TASK DETAILS: Print the listing in its entirety and exactly, leaving out images.

#### DATA EXTRACT ####

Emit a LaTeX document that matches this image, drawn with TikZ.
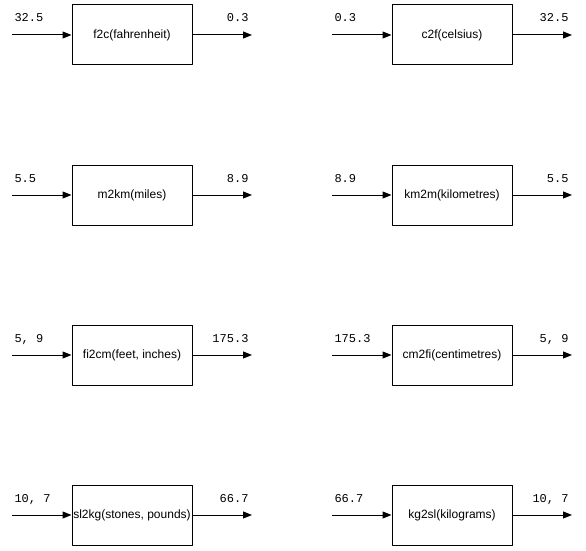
\documentclass[tikz,border=0pt]{standalone}
\usepackage{fontspec}
\setmainfont{Liberation Sans}
\setmonofont{Liberation Mono}
\usetikzlibrary{arrows.meta}
\begin{document}
\begin{tikzpicture}[x=1pt,y=-1pt,line join=round,line width=1pt,
	conv/.style={draw,minimum width=120pt,minimum height=60pt,inner sep=0pt,font=\fontsize{12}{14}\selectfont},
	val/.style={inner sep=0pt,font=\ttfamily\fontsize{12}{14}\selectfont},
	flow/.style={-{Triangle[length=9pt,width=7pt]}}]
	%==box size and arrow length
	\def\w{120}
	\def\l{60}
	%==============
	\useasboundingbox (0,0) rectangle (586,551);
	\foreach \n/\x/\y/\t/\vin/\vout in {
		f2c/132/35/{f2c(fahrenheit)}/32.5/0.3,
		c2f/452/35/{c2f(celsius)}/0.3/32.5,
		m2km/132/195/{m2km(miles)}/5.5/8.9,
		km2m/452/195/{km2m(kilometres)}/8.9/5.5,
		fi2cm/132/355/{fi2cm(feet, inches)}/{5, 9}/175.3,
		cm2fi/452/355/{cm2fi(centimetres)}/175.3/{5, 9},
		sl2kg/132/515/{sl2kg(stones, pounds)}/{10, 7}/66.7,
		kg2sl/452/515/{kg2sl(kilograms)}/66.7/{10, 7}}{
		\node[conv] (\n) at (\x,\y) {\t};
		\coordinate (\n-in) at (\x-\w/2-\l,\y);
		\coordinate (\n-out) at (\x+\w/2+\l,\y);
		\draw[flow] (\n-in)--(\n.west);
		\draw[flow] (\n.east)--(\n-out);
		\node[val,anchor=base west] (\n-vin) at ([xshift=2pt,yshift=13pt]\n-in) {\vin};
		\node[val,anchor=base east] (\n-vout) at ([xshift=-3pt,yshift=13pt]\n-out) {\vout};
	}
\end{tikzpicture}
\end{document}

####

CORRECT RESPONSE:
Emit a LaTeX document that matches this image, drawn with TikZ.
\documentclass[tikz,border=0pt]{standalone}
\usepackage{fontspec}
\setmainfont{Liberation Sans}
\setmonofont{Liberation Mono}
\usetikzlibrary{arrows.meta}
\begin{document}
\begin{tikzpicture}[x=1pt,y=-1pt,line join=round,line width=1pt,
	conv/.style={draw,minimum width=120pt,minimum height=60pt,inner sep=0pt,font=\fontsize{12}{14}\selectfont},
	val/.style={inner sep=0pt,font=\ttfamily\fontsize{12}{14}\selectfont},
	flow/.style={-{Triangle[length=9pt,width=7pt]}}]
	%==box size and arrow length
	\def\w{120}
	\def\l{60}
	%==============
	\useasboundingbox (0,0) rectangle (586,551);
	\foreach \n/\x/\y/\t/\vin/\vout in {
		f2c/132/35/{f2c(fahrenheit)}/32.5/0.3,
		c2f/452/35/{c2f(celsius)}/0.3/32.5,
		m2km/132/195/{m2km(miles)}/5.5/8.9,
		km2m/452/195/{km2m(kilometres)}/8.9/5.5,
		fi2cm/132/355/{fi2cm(feet, inches)}/{5, 9}/175.3,
		cm2fi/452/355/{cm2fi(centimetres)}/175.3/{5, 9},
		sl2kg/132/515/{sl2kg(stones, pounds)}/{10, 7}/66.7,
		kg2sl/452/515/{kg2sl(kilograms)}/66.7/{10, 7}}{
		\node[conv] (\n) at (\x,\y) {\t};
		\coordinate (\n-in) at (\x-\w/2-\l,\y);
		\coordinate (\n-out) at (\x+\w/2+\l,\y);
		\draw[flow] (\n-in)--(\n.west);
		\draw[flow] (\n.east)--(\n-out);
		\node[val,anchor=base west] (\n-vin) at ([xshift=2pt,yshift=13pt]\n-in) {\vin};
		\node[val,anchor=base east] (\n-vout) at ([xshift=-3pt,yshift=13pt]\n-out) {\vout};
	}
\end{tikzpicture}
\end{document}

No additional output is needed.